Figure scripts

........

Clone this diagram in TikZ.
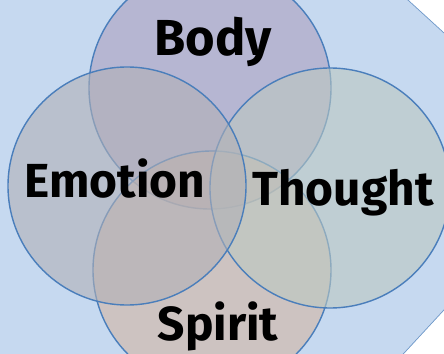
\documentclass[tikz,border=0pt]{standalone}
\usepackage{fontspec}
\setmainfont{Fira Sans}
\definecolor{bgblue}{RGB}{198,217,240}
\definecolor{edgeblue}{RGB}{74,126,187}
\definecolor{bodyfill}{RGB}{172,160,190}
\definecolor{emofill}{RGB}{177,176,182}
\definecolor{thoughtfill}{RGB}{187,200,193}
\definecolor{spiritfill}{RGB}{210,181,163}
\begin{document}
\begin{tikzpicture}[x=0.05cm,y=-0.05cm,
  venn/.style={circle,draw=edgeblue,line width=2pt,fill opacity=0.6,inner sep=0pt},
  word/.style={font=\fontsize{68}{68}\selectfont\bfseries,anchor=base,inner sep=0pt}]
\useasboundingbox (0,0) rectangle (444,354);
\clip (0,0) rectangle (444,354);
% backdrop with cut corners
\fill[bgblue,draw=edgeblue!80,line width=1pt] (-10,-10) -- (397,-10) -- (455,43) -- (455,298) -- (394,364) -- (-10,364) -- cycle;
% four overlapping circles
\node[venn,fill=bodyfill,minimum size=12.1cm] (body) at (210,88) {};
\node[venn,fill=spiritfill,minimum size=11.9cm] (spirit) at (212,270) {};
\node[venn,fill=thoughtfill,minimum size=12cm] (thought) at (330,188) {};
\node[venn,fill=emofill,minimum size=11.9cm] (emotion) at (127,186) {};
% labels
\node[word,font=\fontsize{72}{72}\selectfont\bfseries] (bodytxt) at (213,55) {Body};
\node[word] (emotxt) at (115,197) {Emotion};
\node[word] (thoughttxt) at (343,205) {Thought};
\node[word] (spirittxt) at (218,340) {Spirit};
\end{tikzpicture}
\end{document}
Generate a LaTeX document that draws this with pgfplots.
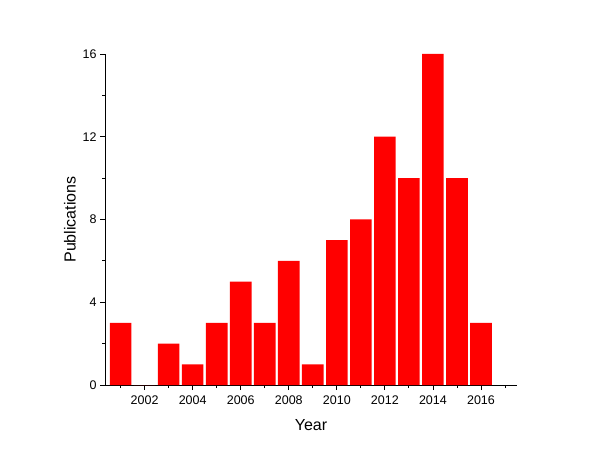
\documentclass[border=0pt]{standalone}
\usepackage{fontspec}
\setmainfont{Liberation Sans}
\usepackage{pgfplots}
\pgfplotsset{compat=1.18}
\definecolor{barred}{HTML}{FF0000}

\begin{document}
\begin{tikzpicture}
\useasboundingbox (0,0) rectangle (600bp,462bp);
\begin{axis}[
  at={(105bp,77bp)}, anchor=south west,
  scale only axis, width=412bp, height=331bp,
  xmin=2000.35, xmax=2017.5, ymin=0, ymax=16,
  axis x line*=bottom, axis y line*=left,
  axis line style={-, black, line width=0.8bp},
  xtick={2002,2004,...,2016}, minor xtick={2001,2003,...,2017},
  ytick={0,4,...,16}, minor ytick={2,6,10,14},
  tick align=outside,
  major tick length=5bp, minor tick length=3bp,
  tick style={black, line width=0.8bp},
  xticklabel style={/pgf/number format/1000 sep={}, yshift=-2bp},
  /pgf/number format/assume math mode=true,
  tick label style={font=\fontsize{12.5bp}{15bp}\selectfont, text=black},
  xlabel={Year}, ylabel={Publications},
  label style={font=\fontsize{16bp}{19bp}\selectfont},
  xlabel style={at={(axis description cs:0.5,-0.121)}, anchor=center},
  ylabel style={at={(axis description cs:-0.085,0.5)}, anchor=center, rotate=0},
  clip=false,
]
\addplot[ybar, bar width=0.9, fill=barred, draw=none] coordinates {
  (2001,3) (2002,0) (2003,2) (2004,1) (2005,3) (2006,5) (2007,3) (2008,6)
  (2009,1) (2010,7) (2011,8) (2012,12) (2013,10) (2014,16) (2015,10) (2016,3)};
\end{axis}
\end{tikzpicture}
\end{document}
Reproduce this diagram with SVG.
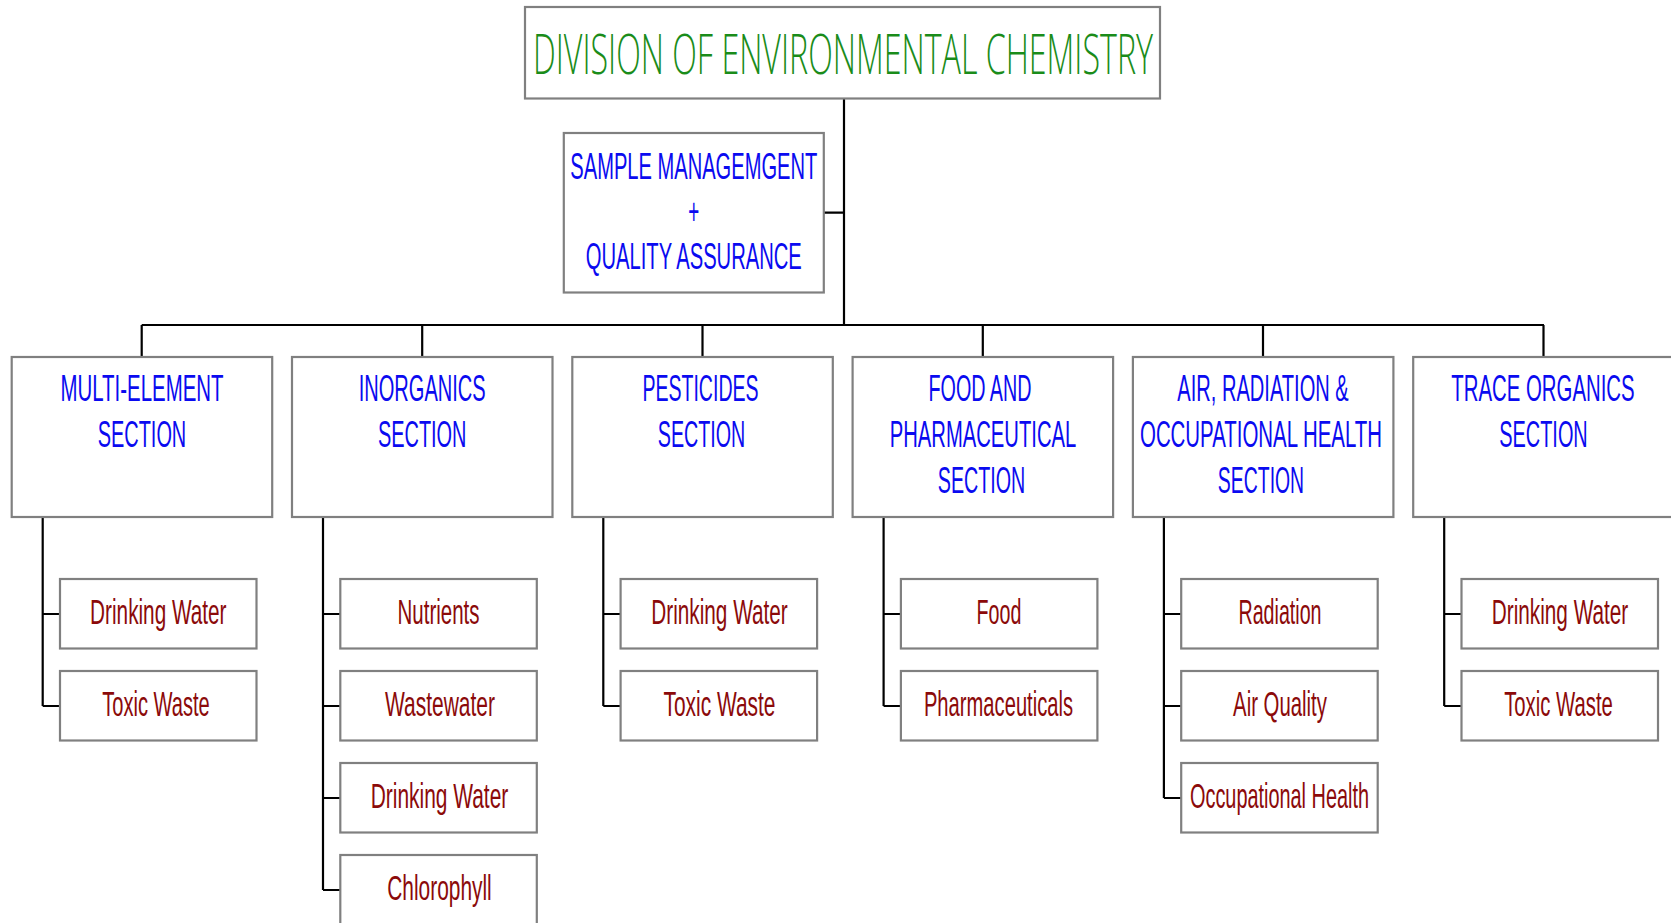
<svg xmlns="http://www.w3.org/2000/svg" width="1671" height="923" viewBox="0 0 1671 923">
<style>
.box{fill:#fff;stroke:#808080;stroke-width:2.2}
.ln{fill:none;stroke:#000;stroke-width:2.2}
.ttl{font-family:"Open Sans","Liberation Sans",sans-serif;font-weight:300;font-size:55px;fill:#1a8c1a;text-anchor:middle}
.sec{font-family:"Liberation Sans",Arial,sans-serif;font-size:36px;fill:#0a0af0;text-anchor:middle}
.sub{font-family:"Liberation Sans",Arial,sans-serif;font-size:35px;fill:#8b0a0a;text-anchor:middle}
</style>
<rect width="1671" height="923" fill="#fff"/>
<g id="connectors">
<path class="ln" d="M844 98.5V325M824 212.7H844M141.7 325H1544M141.7 325V357M422.2 325V357M702.5 325V357M982.8 325V357M1263 325V357M1543.5 325V357"/>
<path class="ln" d="M42.7 517V706M42.7 614H60M42.7 706H60"/>
<path class="ln" d="M323 517V890M323 614H340M323 706H340M323 798H340M323 890H340"/>
<path class="ln" d="M603.3 517V706M603.3 614H620M603.3 706H620"/>
<path class="ln" d="M883.6 517V706M883.6 614H901M883.6 706H901"/>
<path class="ln" d="M1163.9 517V798M1163.9 614H1181M1163.9 706H1181M1163.9 798H1181"/>
<path class="ln" d="M1444.2 517V706M1444.2 614H1461M1444.2 706H1461"/>
</g>
<g id="title">
<rect class="box" x="525" y="7" width="635" height="91.5"/>
<text class="ttl" x="843" y="74" textLength="620" lengthAdjust="spacingAndGlyphs">DIVISION OF ENVIRONMENTAL CHEMISTRY</text>
</g>
<g id="sample">
<rect class="box" x="563.8" y="133" width="260" height="159.5"/>
<text class="sec" font-size="35" x="693.8" y="178.5" textLength="247" lengthAdjust="spacingAndGlyphs">SAMPLE MANAGEMGENT</text>
<text class="sec" font-size="35" x="693.8" y="223.5" textLength="11" lengthAdjust="spacingAndGlyphs">+</text>
<text class="sec" font-size="35" x="693.8" y="268.5" textLength="216" lengthAdjust="spacingAndGlyphs">QUALITY ASSURANCE</text>
</g>
<g id="sec-multi">
<rect class="box" x="11.7" y="357" width="260.5" height="160"/>
<text class="sec" x="142" y="401" textLength="163" lengthAdjust="spacingAndGlyphs">MULTI-ELEMENT</text>
<text class="sec" x="142" y="447" textLength="88.5" lengthAdjust="spacingAndGlyphs">SECTION</text>
</g>
<g id="sec-inorganics">
<rect class="box" x="292" y="357" width="260.5" height="160"/>
<text class="sec" x="422.2" y="401" textLength="127" lengthAdjust="spacingAndGlyphs">INORGANICS</text>
<text class="sec" x="422.2" y="447" textLength="88.5" lengthAdjust="spacingAndGlyphs">SECTION</text>
</g>
<g id="sec-pesticides">
<rect class="box" x="572.3" y="357" width="260.5" height="160"/>
<text class="sec" x="700.5" y="401" textLength="116" lengthAdjust="spacingAndGlyphs">PESTICIDES</text>
<text class="sec" x="701.5" y="447" textLength="87.5" lengthAdjust="spacingAndGlyphs">SECTION</text>
</g>
<g id="sec-food">
<rect class="box" x="852.6" y="357" width="260.5" height="160"/>
<text class="sec" x="980" y="401" textLength="103" lengthAdjust="spacingAndGlyphs">FOOD AND</text>
<text class="sec" x="983" y="447" textLength="186.5" lengthAdjust="spacingAndGlyphs">PHARMACEUTICAL</text>
<text class="sec" x="981.5" y="493" textLength="87.5" lengthAdjust="spacingAndGlyphs">SECTION</text>
</g>
<g id="sec-air">
<rect class="box" x="1132.9" y="357" width="260.5" height="160"/>
<text class="sec" x="1263" y="401" textLength="171.5" lengthAdjust="spacingAndGlyphs">AIR, RADIATION &amp;</text>
<text class="sec" x="1261" y="447" textLength="242" lengthAdjust="spacingAndGlyphs">OCCUPATIONAL HEALTH</text>
<text class="sec" x="1261" y="493" textLength="86.3" lengthAdjust="spacingAndGlyphs">SECTION</text>
</g>
<g id="sec-trace">
<rect class="box" x="1413.2" y="357" width="260.5" height="160"/>
<text class="sec" x="1543" y="401" textLength="183.3" lengthAdjust="spacingAndGlyphs">TRACE ORGANICS</text>
<text class="sec" x="1543.5" y="447" textLength="88.5" lengthAdjust="spacingAndGlyphs">SECTION</text>
</g>
<g id="c1-drinking"><rect class="box" x="60" y="579" width="196.5" height="69.5"/><text class="sub" x="158.3" y="624.3" textLength="136.4" lengthAdjust="spacingAndGlyphs">Drinking Water</text></g>
<g id="c1-toxic"><rect class="box" x="60" y="671" width="196.5" height="69.5"/><text class="sub" x="156" y="716.3" textLength="107.6" lengthAdjust="spacingAndGlyphs">Toxic Waste</text></g>
<g id="c2-nutrients"><rect class="box" x="340.3" y="579" width="196.5" height="69.5"/><text class="sub" x="438.5" y="624.3" textLength="82" lengthAdjust="spacingAndGlyphs">Nutrients</text></g>
<g id="c2-wastewater"><rect class="box" x="340.3" y="671" width="196.5" height="69.5"/><text class="sub" x="440" y="716.3" textLength="110" lengthAdjust="spacingAndGlyphs">Wastewater</text></g>
<g id="c2-drinking"><rect class="box" x="340.3" y="763" width="196.5" height="69.5"/><text class="sub" x="439.5" y="808.3" textLength="137.5" lengthAdjust="spacingAndGlyphs">Drinking Water</text></g>
<g id="c2-chlorophyll"><rect class="box" x="340.3" y="855" width="196.5" height="69.5"/><text class="sub" x="439.5" y="900.3" textLength="104.4" lengthAdjust="spacingAndGlyphs">Chlorophyll</text></g>
<g id="c3-drinking"><rect class="box" x="620.6" y="579" width="196.5" height="69.5"/><text class="sub" x="719.5" y="624.3" textLength="136.4" lengthAdjust="spacingAndGlyphs">Drinking Water</text></g>
<g id="c3-toxic"><rect class="box" x="620.6" y="671" width="196.5" height="69.5"/><text class="sub" x="719.5" y="716.3" textLength="112" lengthAdjust="spacingAndGlyphs">Toxic Waste</text></g>
<g id="c4-food"><rect class="box" x="900.9" y="579" width="196.5" height="69.5"/><text class="sub" x="999" y="624.3" textLength="44.8" lengthAdjust="spacingAndGlyphs">Food</text></g>
<g id="c4-pharma"><rect class="box" x="900.9" y="671" width="196.5" height="69.5"/><text class="sub" x="998.5" y="716.3" textLength="149.2" lengthAdjust="spacingAndGlyphs">Pharmaceuticals</text></g>
<g id="c5-radiation"><rect class="box" x="1181.2" y="579" width="196.5" height="69.5"/><text class="sub" x="1280" y="624.3" textLength="83" lengthAdjust="spacingAndGlyphs">Radiation</text></g>
<g id="c5-air"><rect class="box" x="1181.2" y="671" width="196.5" height="69.5"/><text class="sub" x="1280" y="716.3" textLength="93.8" lengthAdjust="spacingAndGlyphs">Air Quality</text></g>
<g id="c5-occupational"><rect class="box" x="1181.2" y="763" width="196.5" height="69.5"/><text class="sub" x="1279.5" y="808.3" textLength="179" lengthAdjust="spacingAndGlyphs">Occupational Health</text></g>
<g id="c6-drinking"><rect class="box" x="1461.5" y="579" width="196.5" height="69.5"/><text class="sub" x="1560" y="624.3" textLength="136.4" lengthAdjust="spacingAndGlyphs">Drinking Water</text></g>
<g id="c6-toxic"><rect class="box" x="1461.5" y="671" width="196.5" height="69.5"/><text class="sub" x="1558.5" y="716.3" textLength="108.7" lengthAdjust="spacingAndGlyphs">Toxic Waste</text></g>
</svg>
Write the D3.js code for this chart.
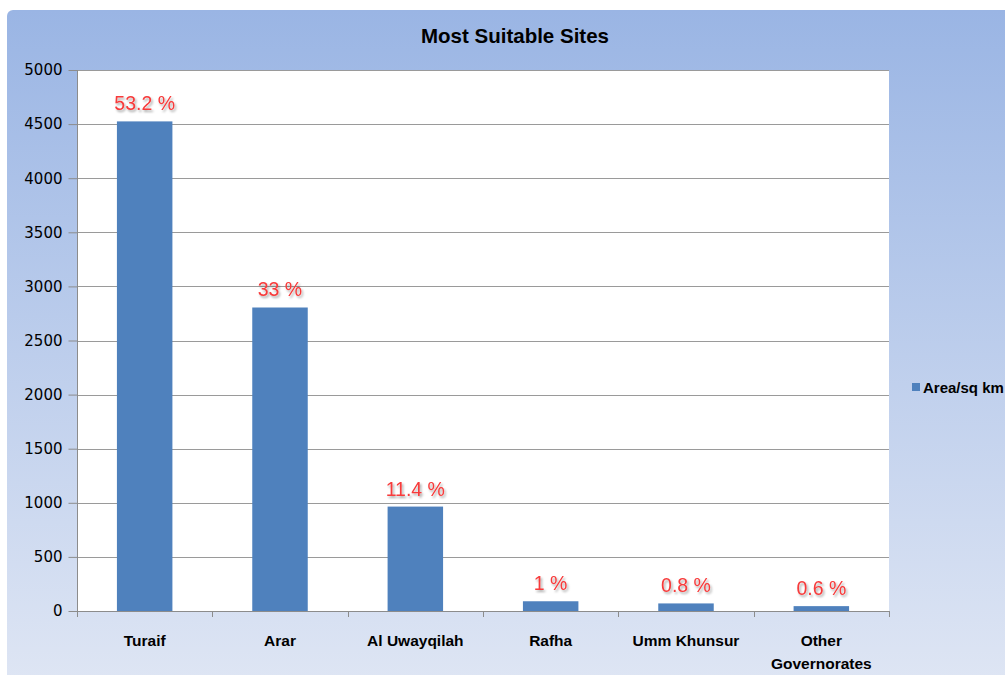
<!DOCTYPE html>
<html><head><meta charset="utf-8">
<script src="https://cdn.jsdelivr.net/npm/d3@7"></script>
<style>html,body{margin:0;padding:0;background:#fff;overflow:hidden}</style>
</head><body>
<svg id="c" width="1005" height="675"></svg>
<script>
const categories = ["Turaif", "Arar", "Al Uwayqilah", "Rafha", "Umm Khunsur", "Other Governorates"];
const areaValues = [4525, 2805, 965, 90, 70, 45];
const percentLabels = ["53.2 %", "33 %", "11.4 %", "1 %", "0.8 %", "0.6 %"];
const yTicks = [0, 500, 1000, 1500, 2000, 2500, 3000, 3500, 4000, 4500, 5000];
const seriesName = "Area/sq km";
const chartTitle = "Most Suitable Sites";

const svg = d3.select("#c");
const defs = svg.append("defs");
const g = defs.append("linearGradient").attr("id","bg").attr("x1",0).attr("y1",0).attr("x2",0).attr("y2",1);
g.append("stop").attr("offset","0%").attr("stop-color","#9ab5e4");
g.append("stop").attr("offset","100%").attr("stop-color","#dfe6f4");
const f = defs.append("filter").attr("id","sh").attr("x","-20%").attr("y","-20%").attr("width","140%").attr("height","160%");
f.append("feDropShadow").attr("dx",1.5).attr("dy",2).attr("stdDeviation",1.2).attr("flood-color","#000").attr("flood-opacity",0.35);

svg.append("rect").attr("x",7).attr("y",10).attr("width",1010).attr("height",680).attr("rx",6).attr("fill","url(#bg)");

const m = {l:77, r:889, t:70, b:611};
const x = d3.scaleBand().domain(categories).range([m.l, m.r]).paddingInner(0.59).paddingOuter(0.295);
const y = d3.scaleLinear().domain([0,5000]).range([m.b, m.t]);

svg.append("rect").attr("x",m.l).attr("y",m.t).attr("width",m.r-m.l).attr("height",m.b-m.t).attr("fill","#fff");

// gridlines
svg.append("g").selectAll("line").data(yTicks.filter(d=>d>0)).join("line")
  .attr("x1",m.l).attr("x2",m.r).attr("y1",d=>Math.round(y(d))+0.5).attr("y2",d=>Math.round(y(d))+0.5)
  .attr("stroke","#9a9a9a").attr("stroke-width",1);

// bars
svg.append("g").selectAll("rect").data(categories).join("rect")
  .attr("x",d=>x(d)).attr("width",x.bandwidth())
  .attr("y",(d,i)=>y(areaValues[i])).attr("height",(d,i)=>y(0)-y(areaValues[i]))
  .attr("fill","#4f81bd");

// y axis
const ya = svg.append("g").attr("transform",`translate(${m.l+0.5},0)`)
  .call(d3.axisLeft(y).tickValues(yTicks).tickSize(9).tickPadding(6).tickFormat(d3.format("d")));
ya.selectAll("path,line").attr("stroke","#8c8c8c");
ya.select(".domain").attr("d",`M0,${m.t}V${m.b}`);
ya.selectAll("text").attr("font-family","DejaVu Sans, sans-serif").attr("font-size","15px").attr("fill","#000");

// x axis
const bounds = d3.range(categories.length+1).map(i=>m.l+ i*(m.r-m.l)/categories.length);
svg.append("line").attr("x1",m.l).attr("x2",m.r+1).attr("y1",m.b+0.5).attr("y2",m.b+0.5).attr("stroke","#8c8c8c");
svg.append("g").selectAll("line").data(bounds).join("line")
  .attr("x1",d=>Math.round(d)+0.5).attr("x2",d=>Math.round(d)+0.5).attr("y1",m.b).attr("y2",m.b+6).attr("stroke","#8c8c8c");

const xl = svg.append("g").selectAll("text").data(categories).join("text")
  .attr("x",d=>x(d)+x.bandwidth()/2).attr("y",646)
  .attr("text-anchor","middle").attr("font-family","Liberation Sans, Arial, sans-serif")
  .attr("font-weight","bold").attr("font-size","15.5px").attr("fill","#000");
xl.each(function(d){
  const t = d3.select(this);
  if (d === "Other Governorates") {
    t.append("tspan").attr("x",x(d)+x.bandwidth()/2).attr("dy",0).text("Other");
    t.append("tspan").attr("x",x(d)+x.bandwidth()/2).attr("dy",23).text("Governorates");
  } else t.text(d);
});

// percent labels
svg.append("g").selectAll("text").data(categories).join("text")
  .attr("x",d=>x(d)+x.bandwidth()/2).attr("y",(d,i)=>y(areaValues[i])-11)
  .attr("text-anchor","middle").attr("font-family","Liberation Sans, Arial, sans-serif")
  .attr("font-size","19.5px").attr("fill","#f73a3a").attr("filter","url(#sh)")
  .text((d,i)=>percentLabels[i]);

// title
svg.append("text").attr("x",515).attr("y",43).attr("text-anchor","middle")
  .attr("font-family","Liberation Sans, Arial, sans-serif").attr("font-weight","bold").attr("font-size","20.5px")
  .attr("fill","#000").text(chartTitle);

// legend
svg.append("rect").attr("x",912).attr("y",383).attr("width",8).attr("height",8).attr("fill","#4f81bd");
svg.append("text").attr("x",923).attr("y",393).attr("font-family","Liberation Sans, Arial, sans-serif")
  .attr("font-weight","bold").attr("font-size","15px").attr("fill","#000").text(seriesName);
</script>
</body></html>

........

▶ [Your task]: Show the lines that mention the word "diagram".

▶ [Solution to this exercise]:
Clone this diagram in TikZ.
Reproduce this diagram with SVG.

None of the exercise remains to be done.